Mengacu pada ulasan yang disampaikan Annabel ini, beberapa mushaf yang kini tersimpan di Indonesia, baik perseorangan maupun oleh instansi, agaknya juga memiliki gaya serupa. Beberapa telah teridentifikasi dan diduga berasal dari Terengganu. Akan tetapi, banyak juga yang belum mendapati kejelasan perihal keasliannya.
Mushaf yang teridentifikasi dan diduga berasal dari Terengganu seperti naskah berkode A. 47 yang kini tersimpan di Perpustakaan Nasional Republik Indonesia (PNRI). Identifikasi gaya Terengganu terlihat dari iluminasinya yang terdiri dari dua bingkai dengan kriteria yang sama, yakni bingkai dalam yang berkesinambungan ketiga kubahnya dan bingkai luar yang merapat pada tepi kertas. Hal ini sebagaimana tercantum dalam deskripsi yang diberikan Ali Akbar (lihat selengkapnya pada Mushaf Kuno Nusantara: Jawa).

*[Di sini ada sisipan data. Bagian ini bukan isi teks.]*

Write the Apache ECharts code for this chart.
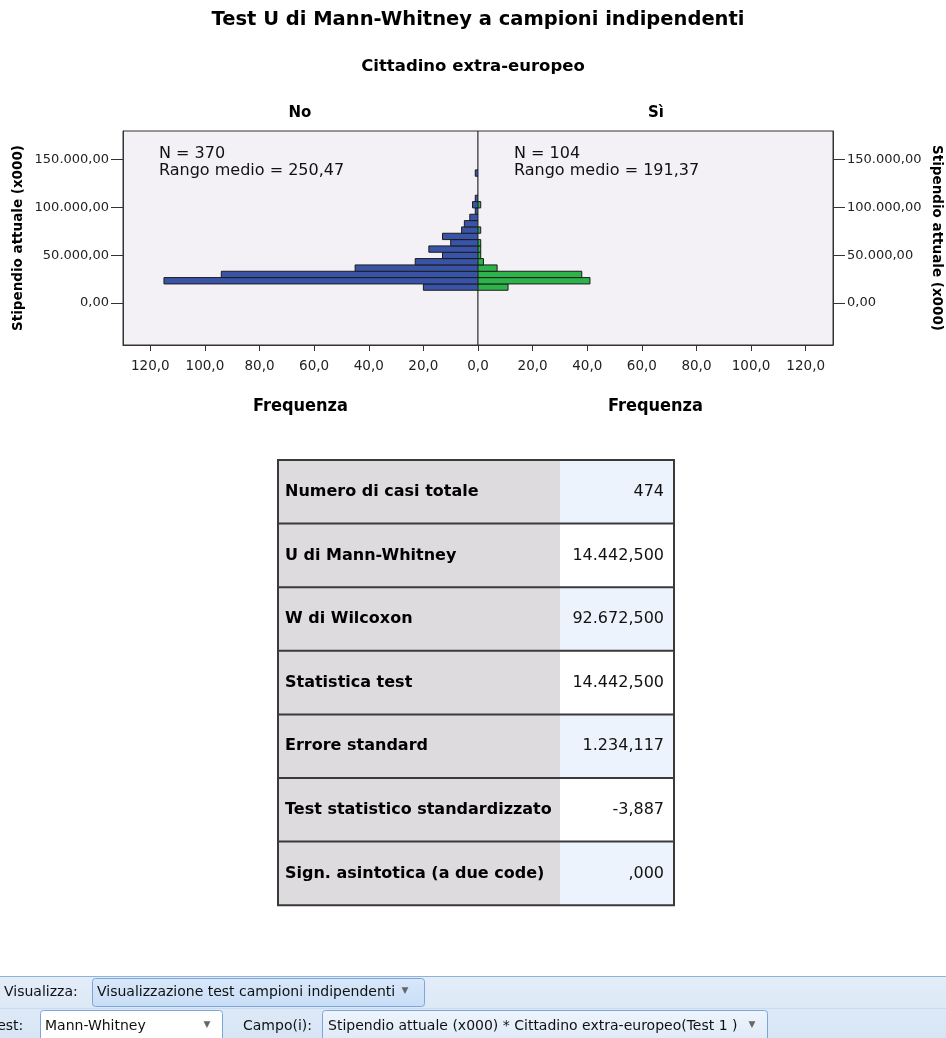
<!DOCTYPE html>
<html><head><meta charset="utf-8">
<script src="https://cdn.jsdelivr.net/npm/echarts@6/dist/echarts.min.js"></script>
<style>html,body{margin:0;padding:0;background:#fff;overflow:hidden}#chart{width:946px;height:1038px;}</style>
</head><body><div id="chart"></div>
<script>
// ---- data ----
const binEdges = [13300, 19930, 26560, 33190, 39820, 46450, 53080, 59710, 66340, 72970, 79600, 86230, 92860, 99490, 106120, 112750, 119380, 126010, 132640, 139270];
const countsNo = [20, 115, 94, 45, 23, 13, 18, 10, 13, 6, 5, 3, 1, 2, 1, 0, 0, 0, 1];
const countsSi = [11, 41, 38, 7, 2, 1, 1, 1, 0, 1, 0, 0, 0, 1, 0, 0, 0, 0, 0];
const yTicks = [0, 50000, 100000, 150000];
const xTicks = [0, 20, 40, 60, 80, 100, 120];
const groupNames = ['No', 'Sì'];
const groupN = [370, 104];
const groupRank = ['250,47', '191,37'];
const tableLabels = ['Numero di casi totale', 'U di Mann-Whitney', 'W di Wilcoxon', 'Statistica test', 'Errore standard', 'Test statistico standardizzato', 'Sign. asintotica (a due code)'];
const tableValues = ['474', '14.442,500', '92.672,500', '14.442,500', '1.234,117', '-3,887', ',000'];

const FONT = '"DejaVu Sans", sans-serif';
const COND = '"DejaVu Sans Condensed", "DejaVu Sans", sans-serif';

function fmtY(v) { return String(v).replace(/\B(?=(\d{3})+(?!\d))/g, '.') + ',00'; }
function fmtX(v) { return v.toFixed(1).replace('.', ','); }

function toData(counts) {
  return counts.map((c, i) => [binEdges[i], binEdges[i + 1], c]);
}
function makeRender(color) {
  return function (params, api) {
    const lo = api.value(0), hi = api.value(1), c = api.value(2);
    if (!c) return null;
    const p0 = api.coord([0, lo]);
    const p1 = api.coord([c, hi]);
    const x = Math.min(p0[0], p1[0]);
    return {
      type: 'rect',
      shape: { x: x, y: p1[1], width: Math.abs(p1[0] - p0[0]), height: p0[1] - p1[1] },
      style: { fill: color, stroke: '#1c1c1c', lineWidth: 1 }
    };
  };
}

const gridTop = 131, gridH = 214;
function makeX(labelValues) {
  return {
    type: 'value', min: 0, max: 130,
    axisLine: { show: true, onZero: false, lineStyle: { color: '#333', width: 1 } },
    axisTick: { show: true, length: 6, lineStyle: { color: '#333' }, customValues: xTicks },
    axisLabel: { customValues: labelValues, formatter: fmtX, margin: 14, color: '#222', fontFamily: FONT, fontSize: 13.5 },
    splitLine: { show: false },
    name: 'Frequenza', nameLocation: 'middle', nameGap: 52,
    nameTextStyle: { fontFamily: COND, fontWeight: 'bold', fontSize: 18, color: '#000' }
  };
}
const yCommon = {
  type: 'value', min: -44000, max: 180000,
  axisLine: { show: true, onZero: false, lineStyle: { color: '#333', width: 1 } },
  axisTick: { show: true, length: 12, lineStyle: { color: '#333' }, customValues: yTicks },
  axisLabel: { customValues: yTicks, formatter: fmtY, margin: 14, color: '#222', fontFamily: FONT, fontSize: 13 },
  splitLine: { show: false },
  name: 'Stipendio attuale (x000)', nameLocation: 'middle',
  nameTextStyle: { fontFamily: FONT, fontWeight: 'bold', fontSize: 13.5, color: '#000' }
};

function txt(x, y, text, font, align, fill) {
  return { type: 'text', x: x, y: y, silent: true,
    style: { text: text, font: font, fill: fill || '#000', align: align || 'left', verticalAlign: 'middle',
      textAlign: align || 'left', textVerticalAlign: 'middle' } };
}

const graphics = [];
// titles
graphics.push(txt(478, 20, 'Test U di Mann-Whitney a campioni indipendenti', 'bold 19.5px ' + FONT, 'center'));
graphics.push(txt(473, 67, 'Cittadino extra-europeo', 'bold 16.5px ' + FONT, 'center'));
graphics.push(txt(300, 113, groupNames[0], 'bold 15px ' + FONT, 'center'));
graphics.push(txt(656, 113, groupNames[1], 'bold 15px ' + FONT, 'center'));
// annotations
const annX = [159, 514];
for (let g = 0; g < 2; g++) {
  graphics.push(txt(annX[g], 153.5, 'N = ' + groupN[g], '16px ' + FONT, 'left', '#111'));
  graphics.push(txt(annX[g], 171, 'Rango medio = ' + groupRank[g], '16px ' + FONT, 'left', '#111'));
}
// table
const tX = 278, tXmid = 560, tXr = 674, tY = 460, rowH = 63.6;
const nRows = tableLabels.length;
for (let i = 0; i < nRows; i++) {
  const y = tY + i * rowH;
  graphics.push({ type: 'rect', silent: true, shape: { x: tX, y: y, width: tXmid - tX, height: rowH }, style: { fill: '#dddbdd' } });
  graphics.push({ type: 'rect', silent: true, shape: { x: tXmid, y: y, width: tXr - tXmid, height: rowH }, style: { fill: i % 2 === 0 ? '#edf3fc' : '#ffffff' } });
  graphics.push(txt(285, y + rowH / 2, tableLabels[i], 'bold 16px ' + FONT, 'left', '#000'));
  graphics.push(txt(664, y + rowH / 2, tableValues[i], '16px ' + FONT, 'right', '#111'));
  if (i > 0) graphics.push({ type: 'line', silent: true, shape: { x1: tX, y1: y, x2: tXr, y2: y }, style: { stroke: '#3a3a3a', lineWidth: 2 } });
}
graphics.push({ type: 'rect', silent: true, shape: { x: tX, y: tY, width: tXr - tX, height: rowH * nRows }, style: { fill: 'none', stroke: '#3a3a3a', lineWidth: 2 } });

// toolbar
graphics.push({ type: 'rect', silent: true, shape: { x: 0, y: 976, width: 946, height: 62 },
  style: { fill: new echarts.graphic.LinearGradient(0, 0, 0, 1, [{ offset: 0, color: '#e4edf8' }, { offset: 1, color: '#d7e5f5' }]) } });
graphics.push({ type: 'line', silent: true, shape: { x1: 0, y1: 976.5, x2: 946, y2: 976.5 }, style: { stroke: '#8db2de', lineWidth: 1 } });
graphics.push({ type: 'line', silent: true, shape: { x1: 0, y1: 1008.5, x2: 946, y2: 1008.5 }, style: { stroke: '#c9dbf0', lineWidth: 1 } });
graphics.push({ type: 'rect', silent: true, shape: { x: 92.5, y: 978.5, width: 332, height: 28, r: 3 },
  style: { fill: new echarts.graphic.LinearGradient(0, 0, 0, 1, [{ offset: 0, color: '#d9e8fa' }, { offset: 1, color: '#c8ddf6' }]), stroke: '#7aa6dc', lineWidth: 1 } });
graphics.push({ type: 'rect', silent: true, shape: { x: 40.5, y: 1010.5, width: 182, height: 34, r: 3 }, style: { fill: '#ffffff', stroke: '#7aa6dc', lineWidth: 1 } });
graphics.push({ type: 'rect', silent: true, shape: { x: 322.5, y: 1010.5, width: 445, height: 34, r: 3 },
  style: { fill: new echarts.graphic.LinearGradient(0, 0, 0, 1, [{ offset: 0, color: '#eef4fc' }, { offset: 1, color: '#dde9f7' }]), stroke: '#7aa6dc', lineWidth: 1 } });
graphics.push(txt(4, 992, 'Visualizza:', '14px ' + FONT, 'left', '#111'));
graphics.push(txt(97, 992, 'Visualizzazione test campioni indipendenti', '14px ' + FONT, 'left', '#111'));
graphics.push(txt(405, 991, '▼', '9px ' + FONT, 'center', '#666'));
graphics.push(txt(-9, 1026, 'Test:', '14px ' + FONT, 'left', '#111'));
graphics.push(txt(45, 1026, 'Mann-Whitney', '14px ' + FONT, 'left', '#111'));
graphics.push(txt(207, 1025, '▼', '9px ' + FONT, 'center', '#666'));
graphics.push(txt(243, 1026, 'Campo(i):', '14px ' + FONT, 'left', '#111'));
graphics.push(txt(328, 1026, 'Stipendio attuale (x000) * Cittadino extra-europeo(Test 1 )', '14px ' + FONT, 'left', '#111'));
graphics.push(txt(752, 1025, '▼', '9px ' + FONT, 'center', '#666'));

const chart = echarts.init(document.getElementById('chart'), null, { renderer: 'canvas' });
chart.setOption({
  animation: false,
  backgroundColor: '#ffffff',
  grid: [
    { left: 123, top: gridTop, width: 355, height: gridH, show: true, backgroundColor: '#f3f1f5', borderColor: '#333', borderWidth: 1 },
    { left: 478, top: gridTop, width: 355, height: gridH, show: true, backgroundColor: '#f3f1f5', borderColor: '#333', borderWidth: 1 }
  ],
  xAxis: [
    Object.assign(makeX(xTicks), { gridIndex: 0, inverse: true }),
    Object.assign(makeX(xTicks.slice(1)), { gridIndex: 1 })
  ],
  yAxis: [
    Object.assign({}, yCommon, { gridIndex: 0, position: 'left', nameRotate: 90, nameGap: 98 }),
    Object.assign({}, yCommon, { gridIndex: 1, position: 'right', nameRotate: -90, nameGap: 96 })
  ],
  series: [
    { type: 'custom', name: groupNames[0], xAxisIndex: 0, yAxisIndex: 0, renderItem: makeRender('#3953a6'),
      encode: { x: 2, y: [0, 1] }, data: toData(countsNo), clip: true },
    { type: 'custom', name: groupNames[1], xAxisIndex: 1, yAxisIndex: 1, renderItem: makeRender('#2db34a'),
      encode: { x: 2, y: [0, 1] }, data: toData(countsSi), clip: true }
  ],
  graphic: graphics
});
</script>
</body></html>
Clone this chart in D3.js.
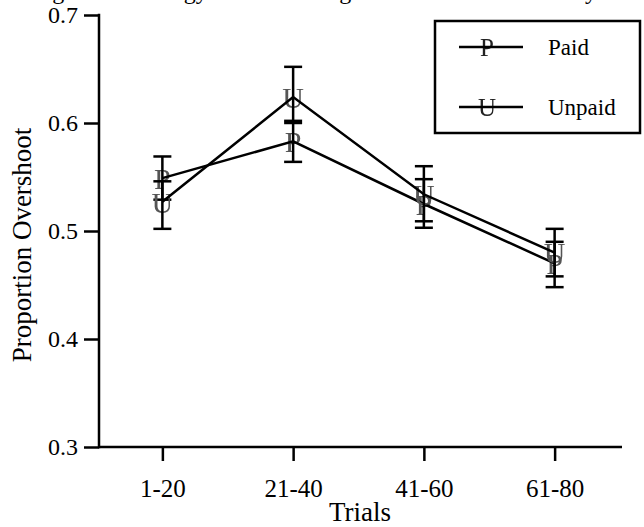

Sementara mushaf dengan gaya iluminasi Terengganu tapi belum teridentifikasi asalnya seperti beberapa mushaf yang tersimpan di Museum Masjid Agung Demak, yang dalam buku Mushaf Kuno Nusantara: Jawa, bernomor 2, 4, dan 9; Masjid Agung Surakarta nomor 10 dan 14; Museum Sonobudoyo Yogyakarta nomor 4; dan mushaf milik Muhammad Khozin dari Yogyakarta.
Berkaitan dengan temuan mushaf dengan gaya iluminasi Terengganu asal Indonesia ini, penulis memiliki sebuah pertanyaan, yakni apakah Jawa (atau barangkali wilayah lain di Indonesia Timur) termasuk dalam wilayah Pantai Timur Semenanjung Melayu sebagaimana dimaksud kategorisasi Bu Annabel di atas? Jika tidak, lantas bagaimana dengan temuan mushaf dengan gaya serupa dari wilayah-wilayah tersebut?
Dasar dari pengajuan pertanyaan ini adalah kisaran tahun ‘produksi’ mushaf-mushaf Terengganu yang menurut Bu Annabel berada di kisaran abad ke-19 (1800-1900). Sementara beberapa mushaf Indonesia yang penulis sebutkan sebelumnya, ada yang justru berasal dari abad ke-18, seperti mushaf Museum Masjid Agung Demak nomor 4 yang berasal dari tahun 1783.
Jika demikian, maka kesamaan gaya iluminasi dalam mushaf kuno sangat mungkin terjadi tanpa unsur kesengajaan. Bahkan jika boleh dikatakan, ada unsur wilayah lain yang memberi pengaruh terhadap gaya Terengganu, yang dalam kasus ini misalnya mushaf dari Museum Masjid Agung Demak. Artinya, gaya Terengganu yang disebutkan Bu Annabel pada dasarnya juga merupakan gaya hybrid yang berasal dari modifikasi wilayah lain.
Jawaban dari pertanyaan ini tentunya membutuhkan kajian kesejarahan yang sangat serius. Untuk saat ini, analisis terhadap iluminasi mushaf-mushaf Indonesia menggunakan ‘teori kategorisasi’ gaya iluminasi oleh Bu Annabel menunjukkan adanya penggunaan gaya Terengganu yang cukup kuat. Wallahu a‘lam bi al-shawab.